## What you are asked to do
Report only the number of lines holding "this".

— Begin Dataset records —

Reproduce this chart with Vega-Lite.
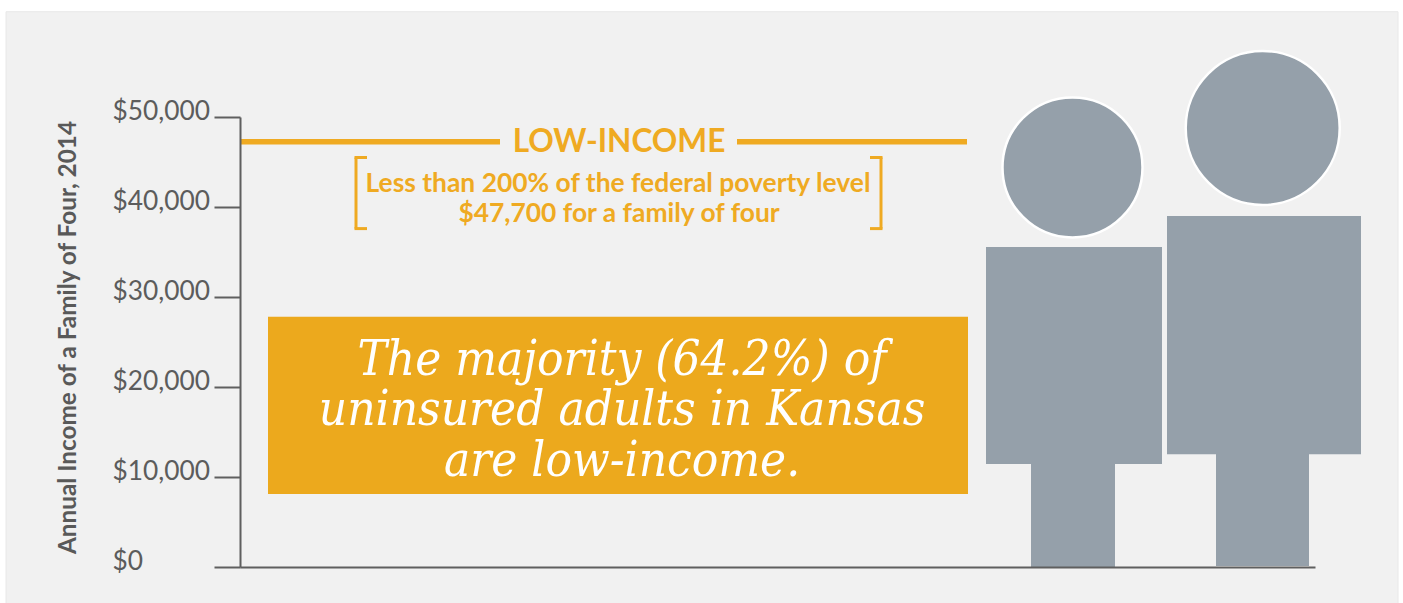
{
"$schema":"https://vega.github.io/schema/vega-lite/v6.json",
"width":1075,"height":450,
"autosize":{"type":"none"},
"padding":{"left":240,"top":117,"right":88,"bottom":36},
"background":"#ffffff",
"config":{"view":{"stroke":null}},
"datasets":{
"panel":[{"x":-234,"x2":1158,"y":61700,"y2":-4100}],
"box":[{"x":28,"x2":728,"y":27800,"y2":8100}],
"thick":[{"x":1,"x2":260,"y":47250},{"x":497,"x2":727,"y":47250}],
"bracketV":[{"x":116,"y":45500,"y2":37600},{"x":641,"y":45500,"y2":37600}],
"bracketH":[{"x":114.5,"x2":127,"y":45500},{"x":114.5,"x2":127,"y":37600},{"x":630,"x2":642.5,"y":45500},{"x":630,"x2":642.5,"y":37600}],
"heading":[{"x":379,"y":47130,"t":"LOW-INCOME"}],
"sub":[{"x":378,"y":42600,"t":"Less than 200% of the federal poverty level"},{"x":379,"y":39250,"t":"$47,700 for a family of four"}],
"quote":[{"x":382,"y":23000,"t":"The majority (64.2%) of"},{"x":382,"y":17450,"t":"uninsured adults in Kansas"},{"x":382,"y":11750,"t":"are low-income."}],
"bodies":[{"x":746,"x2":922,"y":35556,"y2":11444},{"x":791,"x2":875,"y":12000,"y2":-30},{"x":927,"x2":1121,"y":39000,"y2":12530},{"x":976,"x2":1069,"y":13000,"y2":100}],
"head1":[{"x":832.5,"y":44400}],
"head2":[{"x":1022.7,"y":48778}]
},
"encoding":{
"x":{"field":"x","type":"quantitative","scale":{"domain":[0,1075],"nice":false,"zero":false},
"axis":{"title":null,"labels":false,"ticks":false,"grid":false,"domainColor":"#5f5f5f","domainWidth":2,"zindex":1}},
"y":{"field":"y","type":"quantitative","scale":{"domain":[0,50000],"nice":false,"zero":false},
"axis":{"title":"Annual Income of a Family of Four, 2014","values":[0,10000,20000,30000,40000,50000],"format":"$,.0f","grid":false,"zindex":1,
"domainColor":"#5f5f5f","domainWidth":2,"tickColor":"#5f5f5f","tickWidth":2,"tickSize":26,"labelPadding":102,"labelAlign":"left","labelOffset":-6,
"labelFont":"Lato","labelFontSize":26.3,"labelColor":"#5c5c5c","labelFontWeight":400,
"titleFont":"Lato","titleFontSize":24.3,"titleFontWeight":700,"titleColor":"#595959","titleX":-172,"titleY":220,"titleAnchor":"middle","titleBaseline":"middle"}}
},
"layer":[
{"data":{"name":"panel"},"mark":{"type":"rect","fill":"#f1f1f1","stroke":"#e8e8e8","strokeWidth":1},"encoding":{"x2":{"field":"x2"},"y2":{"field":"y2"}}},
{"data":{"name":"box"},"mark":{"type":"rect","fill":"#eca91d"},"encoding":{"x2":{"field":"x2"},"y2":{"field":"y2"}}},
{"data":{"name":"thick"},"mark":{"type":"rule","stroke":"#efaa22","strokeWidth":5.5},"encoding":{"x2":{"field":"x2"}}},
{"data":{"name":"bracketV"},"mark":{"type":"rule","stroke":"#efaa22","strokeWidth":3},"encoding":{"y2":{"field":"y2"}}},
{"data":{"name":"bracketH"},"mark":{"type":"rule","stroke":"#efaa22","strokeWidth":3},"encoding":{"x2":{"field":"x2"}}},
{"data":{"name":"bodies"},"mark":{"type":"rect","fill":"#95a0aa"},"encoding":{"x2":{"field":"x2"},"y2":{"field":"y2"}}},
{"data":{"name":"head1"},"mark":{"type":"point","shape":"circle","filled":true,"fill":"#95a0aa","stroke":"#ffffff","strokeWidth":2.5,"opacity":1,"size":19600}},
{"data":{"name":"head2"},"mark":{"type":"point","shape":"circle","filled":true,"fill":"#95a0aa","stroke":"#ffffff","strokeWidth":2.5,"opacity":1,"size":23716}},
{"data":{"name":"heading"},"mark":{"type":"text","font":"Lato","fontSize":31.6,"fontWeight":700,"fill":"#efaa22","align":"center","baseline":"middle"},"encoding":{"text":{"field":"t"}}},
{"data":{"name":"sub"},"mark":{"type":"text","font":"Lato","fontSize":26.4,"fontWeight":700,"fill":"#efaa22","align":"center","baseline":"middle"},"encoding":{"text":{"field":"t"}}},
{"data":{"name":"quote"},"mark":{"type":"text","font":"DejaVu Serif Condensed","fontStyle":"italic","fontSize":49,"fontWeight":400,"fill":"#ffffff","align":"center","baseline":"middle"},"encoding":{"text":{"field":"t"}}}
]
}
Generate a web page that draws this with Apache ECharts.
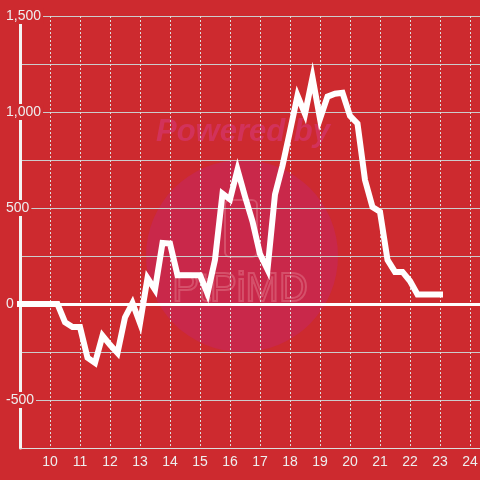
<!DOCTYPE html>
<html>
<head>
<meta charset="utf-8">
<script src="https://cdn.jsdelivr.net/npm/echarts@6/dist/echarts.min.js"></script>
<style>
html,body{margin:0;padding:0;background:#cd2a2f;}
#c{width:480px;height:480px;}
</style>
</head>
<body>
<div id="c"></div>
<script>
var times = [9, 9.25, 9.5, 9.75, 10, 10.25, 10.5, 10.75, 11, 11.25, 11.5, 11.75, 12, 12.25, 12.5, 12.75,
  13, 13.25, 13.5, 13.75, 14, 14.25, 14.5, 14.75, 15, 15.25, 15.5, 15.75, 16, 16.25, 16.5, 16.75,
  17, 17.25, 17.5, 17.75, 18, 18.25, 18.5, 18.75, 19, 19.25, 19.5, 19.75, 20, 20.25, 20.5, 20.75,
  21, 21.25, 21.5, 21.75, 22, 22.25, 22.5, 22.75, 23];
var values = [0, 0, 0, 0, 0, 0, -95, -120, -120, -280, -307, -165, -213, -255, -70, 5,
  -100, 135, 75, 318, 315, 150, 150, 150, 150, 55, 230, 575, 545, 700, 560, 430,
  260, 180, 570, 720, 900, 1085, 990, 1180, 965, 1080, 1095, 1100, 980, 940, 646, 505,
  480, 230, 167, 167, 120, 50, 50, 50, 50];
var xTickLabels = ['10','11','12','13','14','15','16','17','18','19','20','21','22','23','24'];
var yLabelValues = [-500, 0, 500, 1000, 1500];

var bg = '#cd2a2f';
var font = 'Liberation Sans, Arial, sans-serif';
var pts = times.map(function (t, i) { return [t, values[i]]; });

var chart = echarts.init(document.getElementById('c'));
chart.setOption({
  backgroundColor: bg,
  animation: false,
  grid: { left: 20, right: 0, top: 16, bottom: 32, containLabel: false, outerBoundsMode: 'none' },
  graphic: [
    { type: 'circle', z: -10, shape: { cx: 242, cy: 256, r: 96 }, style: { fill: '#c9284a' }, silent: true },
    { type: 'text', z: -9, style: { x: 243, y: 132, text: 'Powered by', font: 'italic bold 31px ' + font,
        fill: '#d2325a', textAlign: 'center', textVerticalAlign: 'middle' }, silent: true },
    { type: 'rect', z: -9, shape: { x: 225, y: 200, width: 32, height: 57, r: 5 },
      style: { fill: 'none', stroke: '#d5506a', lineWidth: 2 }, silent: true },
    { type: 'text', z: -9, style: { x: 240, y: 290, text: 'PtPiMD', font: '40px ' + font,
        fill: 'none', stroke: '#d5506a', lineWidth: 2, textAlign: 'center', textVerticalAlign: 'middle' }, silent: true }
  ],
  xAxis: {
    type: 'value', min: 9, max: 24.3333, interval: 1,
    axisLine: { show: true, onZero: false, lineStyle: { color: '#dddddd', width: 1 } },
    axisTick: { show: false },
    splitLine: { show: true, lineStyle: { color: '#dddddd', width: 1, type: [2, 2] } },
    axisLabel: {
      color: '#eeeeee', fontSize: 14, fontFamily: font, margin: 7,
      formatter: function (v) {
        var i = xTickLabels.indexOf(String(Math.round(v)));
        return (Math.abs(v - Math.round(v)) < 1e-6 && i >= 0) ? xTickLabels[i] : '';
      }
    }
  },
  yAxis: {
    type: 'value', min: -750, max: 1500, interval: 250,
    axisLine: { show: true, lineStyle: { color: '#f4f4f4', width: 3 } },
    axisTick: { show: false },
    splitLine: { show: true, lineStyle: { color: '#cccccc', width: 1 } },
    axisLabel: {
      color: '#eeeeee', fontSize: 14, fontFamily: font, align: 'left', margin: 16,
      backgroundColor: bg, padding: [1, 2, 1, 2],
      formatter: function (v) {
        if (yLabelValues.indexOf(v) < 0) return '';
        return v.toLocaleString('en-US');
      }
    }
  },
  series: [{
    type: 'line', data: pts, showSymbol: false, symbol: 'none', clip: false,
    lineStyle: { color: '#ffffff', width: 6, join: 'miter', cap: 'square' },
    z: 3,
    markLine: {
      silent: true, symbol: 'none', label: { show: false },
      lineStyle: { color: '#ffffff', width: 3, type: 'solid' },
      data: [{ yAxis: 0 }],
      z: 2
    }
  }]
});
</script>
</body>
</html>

— End Dataset records —

## Result below
2